Mancozeb, the multisite potato blight fungicide, will continue to be available this spring. Its use will be necessary if the industry hopes to avoid further shifts in fungicide resistance, says crop protection manufacturer UPL.
The regulatory picture for the longstanding fungicide is challenging, with Mancozeb’s current approval expiring early in 2024. The active substance renewal is currently being assessed by the Chemical Regulations Division (CRD), but no conclusion is expected imminently. The uncertainty about whether it may be available this year meant some manufacturers were reluctant to risk being left with stocks.
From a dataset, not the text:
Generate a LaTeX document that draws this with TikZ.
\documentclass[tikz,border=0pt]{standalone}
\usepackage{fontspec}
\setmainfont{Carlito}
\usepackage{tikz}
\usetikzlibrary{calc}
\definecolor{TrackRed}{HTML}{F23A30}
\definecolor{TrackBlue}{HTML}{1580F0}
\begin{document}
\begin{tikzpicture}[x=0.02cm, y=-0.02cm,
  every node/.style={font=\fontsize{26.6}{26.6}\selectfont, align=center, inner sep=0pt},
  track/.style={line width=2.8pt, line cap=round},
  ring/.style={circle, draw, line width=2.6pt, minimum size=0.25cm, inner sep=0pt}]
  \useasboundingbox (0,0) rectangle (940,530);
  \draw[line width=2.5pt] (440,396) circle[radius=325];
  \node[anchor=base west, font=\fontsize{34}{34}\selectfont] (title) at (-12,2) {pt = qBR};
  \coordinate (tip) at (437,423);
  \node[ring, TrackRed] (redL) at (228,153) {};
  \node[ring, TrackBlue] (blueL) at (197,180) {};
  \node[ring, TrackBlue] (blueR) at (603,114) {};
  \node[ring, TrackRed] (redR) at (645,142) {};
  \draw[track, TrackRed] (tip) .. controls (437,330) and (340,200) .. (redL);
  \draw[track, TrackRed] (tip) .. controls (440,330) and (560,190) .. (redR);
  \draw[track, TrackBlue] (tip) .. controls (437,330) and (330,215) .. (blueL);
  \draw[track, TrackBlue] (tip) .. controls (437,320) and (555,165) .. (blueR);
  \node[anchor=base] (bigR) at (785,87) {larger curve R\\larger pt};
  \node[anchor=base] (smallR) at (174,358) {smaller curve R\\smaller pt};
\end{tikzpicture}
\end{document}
However, UPL committed to supplying mancozeb in 2023 to ensure that growers have the option to use it this season. “We have healthy supplies of straight mancozeb in the form of Manzate 75WG (mancozeb) and formulated with cymoxanil in Nautile DG (cymoxanil + mancozeb),” explains Geoff Hailstone, UPL’s potato technical expert. “It provides good activity on both Alternaria and late blight. Critically, it is cost-effective, persistent and has multi-site activity, making it an ideal tank mix partner. Manzate can protect the activity of other products, most of which are single-site fungicides with a higher risk of resistance or insensitivity developing.”
Fungicide resistance management is in focus this season with last year’s blight control failures associated with the spread of blight genotype EU_43_A1. It was first identified in Denmark in 2018 and subsequently accounted for 21% of samples in 2021 and 45% of Danish samples in 2022. 250 Samples taken from commercial fields and trials in 2022 were identified as control failures. Almost half of the isolates of EU_43_A1 collected between 2018 and 2022 were on the variety Kuras, which has a published high resistance to foliar and tuber blight, according to the European Cultivated Potato database.
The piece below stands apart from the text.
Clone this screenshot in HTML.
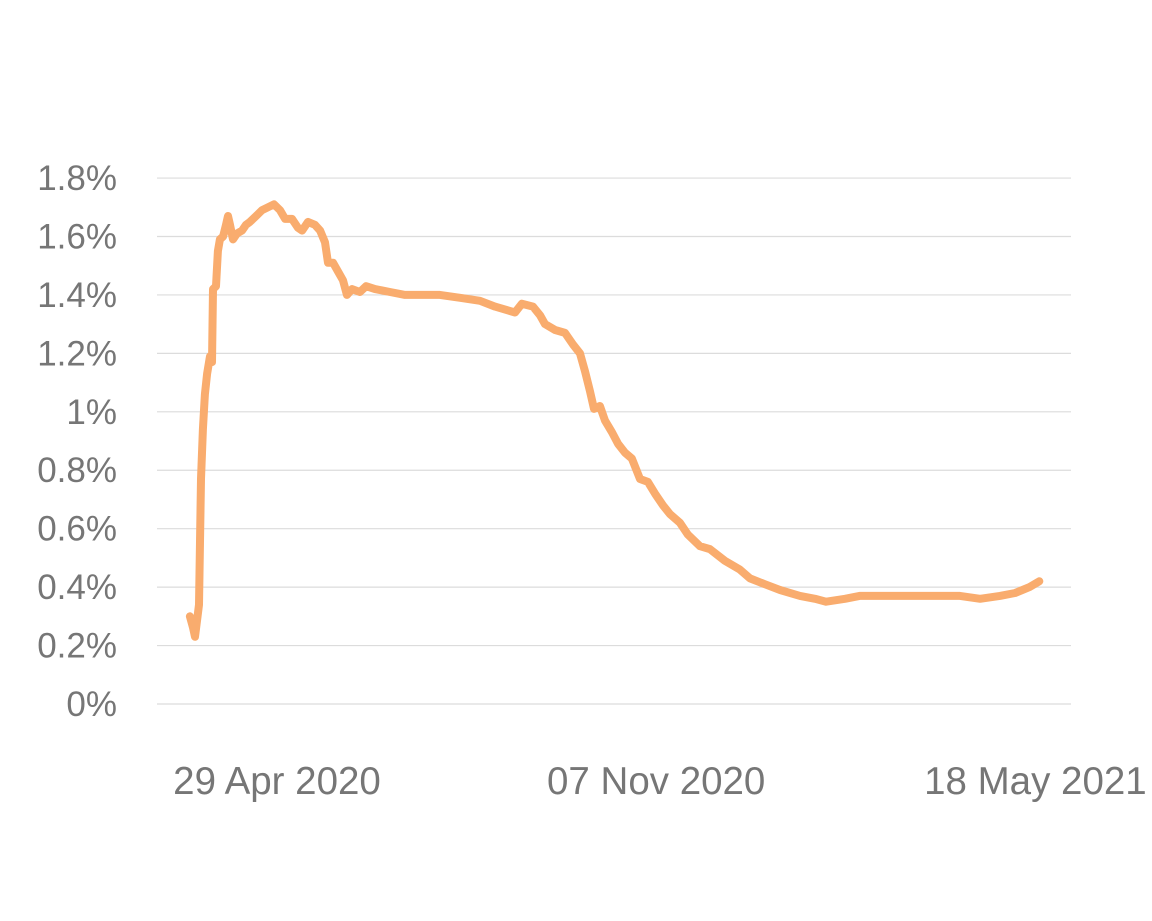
<!DOCTYPE html>
<html><head><meta charset="utf-8"><style>
html,body{margin:0;padding:0;background:#fff;width:1152px;height:921px;overflow:hidden}
svg text{font-family:"Liberation Sans",sans-serif;fill:#767676}
</style></head><body>
<svg id="chart" width="1152" height="921" xmlns="http://www.w3.org/2000/svg">
<g id="grid"></g>
<g id="yt"></g>
<g id="xt"></g>
<path id="line" fill="none" stroke="#F9AC6E" stroke-width="8" stroke-linejoin="round" stroke-linecap="round"/>
</svg>
<script>
// day offsets from 29 Apr 2020
const days = [-44.1,-42.5,-41.5,-39.5,-38.5,-37.5,-36.5,-35.4,-33.9,-32.9,-32.4,-30.9,-29.9,-28.9,-27.3,-25.8,-24.8,-23.8,-22.3,-20.3,-17.7,-15.7,-13.7,-10.6,-7.6,-4.6,-1.5,1.5,4.1,7.6,10.6,12.7,15.7,19.2,21.8,24.3,25.8,28.4,30.9,33.4,35.4,38,42,45.1,49.6,57.2,64.8,72.4,82.5,92.7,102.8,110.4,120.5,124,129.6,133.2,135.7,140.8,145.8,149.9,153.4,155.9,158.5,160.5,163.5,166.1,169.6,172.7,176.2,179.7,183.8,187.8,191.4,195.4,199,204,208,214.2,219.2,226.8,234.4,239.5,247,254.7,264.8,272.4,278,287.6,295,305.3,315.4,325.6,335.7,345.8,356,366,373.7,381,386];
const vals = [0.30,0.26,0.23,0.34,0.77,0.94,1.06,1.13,1.19,1.17,1.42,1.43,1.55,1.59,1.60,1.64,1.67,1.64,1.59,1.61,1.62,1.64,1.65,1.67,1.69,1.70,1.71,1.69,1.66,1.66,1.63,1.62,1.65,1.64,1.62,1.58,1.51,1.51,1.48,1.45,1.40,1.42,1.41,1.43,1.42,1.41,1.40,1.40,1.40,1.39,1.38,1.36,1.34,1.37,1.36,1.33,1.30,1.28,1.27,1.23,1.20,1.14,1.07,1.01,1.02,0.97,0.93,0.89,0.86,0.84,0.77,0.76,0.72,0.68,0.65,0.62,0.58,0.54,0.53,0.49,0.46,0.43,0.41,0.39,0.37,0.36,0.35,0.36,0.37,0.37,0.37,0.37,0.37,0.37,0.36,0.37,0.38,0.40,0.42];
const yTicks = [0,0.2,0.4,0.6,0.8,1,1.2,1.4,1.6,1.8];
const yLabels = ["0%","0.2%","0.4%","0.6%","0.8%","1%","1.2%","1.4%","1.6%","1.8%"];
const xTickDays = [0,192,384];
const xLabels = ["29 Apr 2020","07 Nov 2020","18 May 2021"];
const NS="http://www.w3.org/2000/svg";
const xs = d => 277 + d*1.975;
const ys = v => 704 - v*292.2;
const grid=document.getElementById('grid'), yt=document.getElementById('yt'), xt=document.getElementById('xt');
yTicks.forEach((v,i)=>{
  const l=document.createElementNS(NS,'line');
  l.setAttribute('x1',157);l.setAttribute('x2',1071);l.setAttribute('y1',ys(v));l.setAttribute('y2',ys(v));
  l.setAttribute('stroke','#dcdcdc');l.setAttribute('stroke-width','1.2');
  
  
  grid.appendChild(l);
  const t=document.createElementNS(NS,'text');
  t.setAttribute('x',117);t.setAttribute('y',ys(v)+12);t.setAttribute('text-anchor','end');
  t.setAttribute('font-size','35');
  t.textContent=yLabels[i];
  
  
  yt.appendChild(t);
});
xTickDays.forEach((d,i)=>{
  const t=document.createElementNS(NS,'text');
  t.setAttribute('x',xs(d));t.setAttribute('y',794);t.setAttribute('text-anchor','middle');
  t.setAttribute('font-size','38.5');
  t.textContent=xLabels[i];
  
  
  xt.appendChild(t);
});
document.getElementById('line').setAttribute('d', days.map((d,i)=>(i?'L':'M')+xs(d).toFixed(1)+','+ys(vals[i]).toFixed(1)).join(''));
</script>
</body></html>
“We rely on CAA-containing fungicides for about 50% of our blight programmes in the UK, so this news is very concerning. EU_43_A1 has not yet been discovered in the UK. However, the fact that we haven’t found it doesn’t mean it isn’t here. For this season, we must use precaution when planning our blight fungicide programmes,” explains Eric Anderson, senior agronomist at Scottish Agronomy.
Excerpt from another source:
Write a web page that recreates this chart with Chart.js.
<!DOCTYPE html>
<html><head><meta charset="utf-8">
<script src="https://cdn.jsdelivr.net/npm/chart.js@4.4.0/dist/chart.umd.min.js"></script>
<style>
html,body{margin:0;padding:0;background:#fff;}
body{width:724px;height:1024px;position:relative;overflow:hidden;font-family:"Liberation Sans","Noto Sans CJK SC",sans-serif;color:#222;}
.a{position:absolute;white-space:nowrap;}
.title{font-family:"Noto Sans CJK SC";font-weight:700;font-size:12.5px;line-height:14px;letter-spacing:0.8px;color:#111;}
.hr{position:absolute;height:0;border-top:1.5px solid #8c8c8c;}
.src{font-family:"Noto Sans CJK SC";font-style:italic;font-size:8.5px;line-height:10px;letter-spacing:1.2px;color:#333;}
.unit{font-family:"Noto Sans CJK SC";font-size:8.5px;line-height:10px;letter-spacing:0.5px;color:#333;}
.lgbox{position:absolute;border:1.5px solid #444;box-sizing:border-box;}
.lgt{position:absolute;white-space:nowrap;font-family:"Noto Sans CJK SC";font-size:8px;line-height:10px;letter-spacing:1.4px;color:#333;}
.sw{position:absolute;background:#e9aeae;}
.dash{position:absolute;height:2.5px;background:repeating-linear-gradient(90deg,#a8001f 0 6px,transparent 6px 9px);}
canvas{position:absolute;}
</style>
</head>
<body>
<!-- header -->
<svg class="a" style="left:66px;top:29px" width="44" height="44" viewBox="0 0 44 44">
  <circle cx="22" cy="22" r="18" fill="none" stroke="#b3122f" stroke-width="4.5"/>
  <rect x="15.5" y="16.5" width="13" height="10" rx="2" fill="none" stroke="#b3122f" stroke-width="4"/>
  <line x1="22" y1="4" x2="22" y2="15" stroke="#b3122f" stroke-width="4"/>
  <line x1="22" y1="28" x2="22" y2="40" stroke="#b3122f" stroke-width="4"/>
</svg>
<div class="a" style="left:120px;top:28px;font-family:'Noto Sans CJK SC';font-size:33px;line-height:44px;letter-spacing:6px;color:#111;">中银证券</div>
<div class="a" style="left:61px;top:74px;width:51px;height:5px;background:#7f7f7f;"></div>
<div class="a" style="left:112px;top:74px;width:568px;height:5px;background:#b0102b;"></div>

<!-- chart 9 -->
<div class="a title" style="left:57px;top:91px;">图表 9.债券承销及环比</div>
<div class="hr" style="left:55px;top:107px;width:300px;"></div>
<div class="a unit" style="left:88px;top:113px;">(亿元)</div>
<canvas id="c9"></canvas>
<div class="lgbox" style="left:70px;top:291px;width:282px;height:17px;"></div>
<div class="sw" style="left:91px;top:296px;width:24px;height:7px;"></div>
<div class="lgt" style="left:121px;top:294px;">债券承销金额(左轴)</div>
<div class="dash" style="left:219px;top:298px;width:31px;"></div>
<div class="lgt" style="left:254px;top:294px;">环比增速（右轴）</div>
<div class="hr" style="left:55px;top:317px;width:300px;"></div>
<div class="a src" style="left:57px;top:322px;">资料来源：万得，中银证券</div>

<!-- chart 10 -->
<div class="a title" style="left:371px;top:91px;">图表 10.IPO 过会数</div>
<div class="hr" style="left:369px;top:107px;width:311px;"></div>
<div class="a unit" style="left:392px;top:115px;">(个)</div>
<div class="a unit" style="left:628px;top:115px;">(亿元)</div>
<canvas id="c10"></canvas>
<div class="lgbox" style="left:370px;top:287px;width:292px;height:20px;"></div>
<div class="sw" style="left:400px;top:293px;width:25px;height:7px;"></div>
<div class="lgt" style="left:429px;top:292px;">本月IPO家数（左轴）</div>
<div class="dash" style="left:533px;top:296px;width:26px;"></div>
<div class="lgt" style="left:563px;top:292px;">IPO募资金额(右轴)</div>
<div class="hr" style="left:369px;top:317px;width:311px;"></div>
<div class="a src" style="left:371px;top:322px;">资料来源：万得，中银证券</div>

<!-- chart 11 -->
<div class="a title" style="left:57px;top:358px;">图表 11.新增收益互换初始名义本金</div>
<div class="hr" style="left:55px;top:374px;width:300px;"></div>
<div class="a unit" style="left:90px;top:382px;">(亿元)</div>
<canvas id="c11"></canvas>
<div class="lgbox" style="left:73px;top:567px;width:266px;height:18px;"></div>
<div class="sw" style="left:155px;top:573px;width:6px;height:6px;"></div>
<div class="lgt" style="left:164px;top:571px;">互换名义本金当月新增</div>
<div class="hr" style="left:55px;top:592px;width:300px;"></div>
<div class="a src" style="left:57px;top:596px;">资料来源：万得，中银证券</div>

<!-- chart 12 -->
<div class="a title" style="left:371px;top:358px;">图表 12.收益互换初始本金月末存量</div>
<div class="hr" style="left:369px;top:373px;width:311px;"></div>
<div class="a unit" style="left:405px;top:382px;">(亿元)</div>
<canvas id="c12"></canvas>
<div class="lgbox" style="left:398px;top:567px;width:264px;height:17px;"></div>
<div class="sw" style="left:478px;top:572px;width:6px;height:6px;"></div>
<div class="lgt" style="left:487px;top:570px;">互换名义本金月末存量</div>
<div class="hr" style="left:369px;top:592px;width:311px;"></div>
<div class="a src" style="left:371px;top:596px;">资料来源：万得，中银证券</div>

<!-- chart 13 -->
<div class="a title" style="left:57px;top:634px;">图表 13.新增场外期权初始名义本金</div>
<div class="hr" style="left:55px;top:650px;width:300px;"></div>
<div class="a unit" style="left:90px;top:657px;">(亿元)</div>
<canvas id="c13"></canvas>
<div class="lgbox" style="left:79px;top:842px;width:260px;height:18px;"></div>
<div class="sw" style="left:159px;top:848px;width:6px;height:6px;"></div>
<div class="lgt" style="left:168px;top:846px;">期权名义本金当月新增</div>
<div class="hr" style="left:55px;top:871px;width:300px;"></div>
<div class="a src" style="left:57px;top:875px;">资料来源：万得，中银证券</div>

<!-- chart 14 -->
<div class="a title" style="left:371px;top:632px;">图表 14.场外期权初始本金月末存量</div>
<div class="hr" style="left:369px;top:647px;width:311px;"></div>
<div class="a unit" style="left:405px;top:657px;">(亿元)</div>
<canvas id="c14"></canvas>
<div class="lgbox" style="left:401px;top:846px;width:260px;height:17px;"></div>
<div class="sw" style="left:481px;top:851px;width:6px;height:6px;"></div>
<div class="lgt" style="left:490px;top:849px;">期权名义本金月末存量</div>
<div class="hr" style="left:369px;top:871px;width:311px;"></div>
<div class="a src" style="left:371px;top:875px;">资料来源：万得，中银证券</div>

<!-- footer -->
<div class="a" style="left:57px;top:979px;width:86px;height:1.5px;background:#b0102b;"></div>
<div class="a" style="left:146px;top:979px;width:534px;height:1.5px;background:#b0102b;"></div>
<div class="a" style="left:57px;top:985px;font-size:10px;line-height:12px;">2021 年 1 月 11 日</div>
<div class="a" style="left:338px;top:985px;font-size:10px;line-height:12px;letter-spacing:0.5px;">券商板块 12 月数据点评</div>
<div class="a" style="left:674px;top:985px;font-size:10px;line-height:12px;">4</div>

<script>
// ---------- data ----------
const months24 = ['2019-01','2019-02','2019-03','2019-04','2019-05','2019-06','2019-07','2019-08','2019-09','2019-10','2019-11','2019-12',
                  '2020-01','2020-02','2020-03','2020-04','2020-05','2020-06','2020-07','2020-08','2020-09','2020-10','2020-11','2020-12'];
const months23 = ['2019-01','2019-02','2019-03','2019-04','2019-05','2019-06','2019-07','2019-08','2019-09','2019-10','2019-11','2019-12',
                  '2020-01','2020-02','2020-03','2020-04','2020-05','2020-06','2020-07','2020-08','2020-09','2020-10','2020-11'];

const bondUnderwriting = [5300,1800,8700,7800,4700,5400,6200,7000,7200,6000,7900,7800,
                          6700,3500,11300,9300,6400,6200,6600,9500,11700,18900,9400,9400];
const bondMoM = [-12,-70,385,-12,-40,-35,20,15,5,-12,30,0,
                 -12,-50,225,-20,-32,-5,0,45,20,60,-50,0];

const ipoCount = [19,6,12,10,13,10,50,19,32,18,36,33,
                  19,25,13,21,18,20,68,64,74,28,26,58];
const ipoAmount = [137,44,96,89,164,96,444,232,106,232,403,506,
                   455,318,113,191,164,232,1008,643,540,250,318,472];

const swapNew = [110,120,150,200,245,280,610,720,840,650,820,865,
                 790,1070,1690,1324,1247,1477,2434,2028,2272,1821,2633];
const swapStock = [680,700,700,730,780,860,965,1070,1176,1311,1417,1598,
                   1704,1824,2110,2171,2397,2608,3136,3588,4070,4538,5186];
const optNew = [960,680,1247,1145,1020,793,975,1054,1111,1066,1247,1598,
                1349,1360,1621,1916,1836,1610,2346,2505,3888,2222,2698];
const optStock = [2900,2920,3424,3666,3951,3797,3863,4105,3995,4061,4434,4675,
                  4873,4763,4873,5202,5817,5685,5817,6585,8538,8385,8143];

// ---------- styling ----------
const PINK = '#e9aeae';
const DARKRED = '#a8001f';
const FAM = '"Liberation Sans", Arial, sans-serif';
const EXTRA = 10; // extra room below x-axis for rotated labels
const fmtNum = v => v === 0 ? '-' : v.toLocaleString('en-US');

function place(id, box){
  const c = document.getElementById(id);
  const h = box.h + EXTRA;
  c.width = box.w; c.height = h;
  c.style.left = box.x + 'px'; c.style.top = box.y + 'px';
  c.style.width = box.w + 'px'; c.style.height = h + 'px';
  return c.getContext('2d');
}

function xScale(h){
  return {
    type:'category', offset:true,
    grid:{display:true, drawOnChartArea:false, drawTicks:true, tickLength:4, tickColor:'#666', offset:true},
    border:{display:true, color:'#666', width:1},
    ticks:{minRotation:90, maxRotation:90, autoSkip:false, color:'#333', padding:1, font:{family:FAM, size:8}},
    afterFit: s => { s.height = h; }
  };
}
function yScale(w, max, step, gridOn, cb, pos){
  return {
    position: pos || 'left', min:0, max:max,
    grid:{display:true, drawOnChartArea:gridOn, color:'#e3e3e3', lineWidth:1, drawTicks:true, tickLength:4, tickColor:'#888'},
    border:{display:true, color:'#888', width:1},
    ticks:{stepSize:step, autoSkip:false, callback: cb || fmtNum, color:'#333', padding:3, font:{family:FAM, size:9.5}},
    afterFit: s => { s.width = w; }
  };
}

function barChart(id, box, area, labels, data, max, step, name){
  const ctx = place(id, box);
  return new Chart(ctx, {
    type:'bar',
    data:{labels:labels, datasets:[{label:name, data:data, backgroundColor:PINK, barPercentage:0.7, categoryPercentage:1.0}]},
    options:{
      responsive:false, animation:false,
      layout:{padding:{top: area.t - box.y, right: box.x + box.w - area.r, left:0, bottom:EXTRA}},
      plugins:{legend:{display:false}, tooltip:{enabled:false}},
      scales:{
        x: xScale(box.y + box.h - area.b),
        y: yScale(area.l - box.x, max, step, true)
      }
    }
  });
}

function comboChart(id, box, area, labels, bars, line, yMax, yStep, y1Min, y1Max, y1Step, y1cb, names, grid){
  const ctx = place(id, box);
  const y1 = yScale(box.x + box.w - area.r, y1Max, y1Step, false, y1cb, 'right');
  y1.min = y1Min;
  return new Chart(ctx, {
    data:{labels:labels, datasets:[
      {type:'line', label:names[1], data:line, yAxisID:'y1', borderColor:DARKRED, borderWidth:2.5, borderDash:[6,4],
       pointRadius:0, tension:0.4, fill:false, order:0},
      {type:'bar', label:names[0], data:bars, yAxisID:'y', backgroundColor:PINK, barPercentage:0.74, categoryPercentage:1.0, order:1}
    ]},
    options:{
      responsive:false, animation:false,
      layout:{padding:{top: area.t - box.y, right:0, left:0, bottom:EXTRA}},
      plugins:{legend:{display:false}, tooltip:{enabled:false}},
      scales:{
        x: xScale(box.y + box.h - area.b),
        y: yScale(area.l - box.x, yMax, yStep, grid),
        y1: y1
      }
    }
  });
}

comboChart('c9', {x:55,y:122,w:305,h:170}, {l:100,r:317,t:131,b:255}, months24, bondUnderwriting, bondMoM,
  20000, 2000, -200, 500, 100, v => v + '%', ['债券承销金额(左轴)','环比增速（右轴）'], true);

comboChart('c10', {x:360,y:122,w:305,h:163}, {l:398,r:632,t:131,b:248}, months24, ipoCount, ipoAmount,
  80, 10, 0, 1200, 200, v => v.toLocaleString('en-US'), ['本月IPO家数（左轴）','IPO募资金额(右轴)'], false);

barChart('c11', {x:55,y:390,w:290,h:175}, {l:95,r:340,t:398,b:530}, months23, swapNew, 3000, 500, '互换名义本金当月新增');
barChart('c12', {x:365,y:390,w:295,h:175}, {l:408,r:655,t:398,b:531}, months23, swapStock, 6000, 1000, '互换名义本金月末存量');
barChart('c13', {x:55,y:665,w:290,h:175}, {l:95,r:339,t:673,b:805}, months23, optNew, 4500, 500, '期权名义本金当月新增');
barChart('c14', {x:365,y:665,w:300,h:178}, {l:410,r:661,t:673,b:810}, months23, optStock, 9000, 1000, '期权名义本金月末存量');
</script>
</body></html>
“When building a fungicide programme, mixes of products from different mode of action groups are essential to protect crops and preserve the efficacy of these products for future seasons. The alternation between mixes is equally essential to prevent resistance from developing. In this context, mancozeb will be the tank mix partner of choice this season. Growers should avoid using products such as Shirlan (fluazinam), Ranman Top (cyazofamid), Revus (mandipropamid) or Carial Flex (cymoxanil + mandipropamid) without the inclusion of another at an effective dose and belonging to an alternative mode of action,” he said.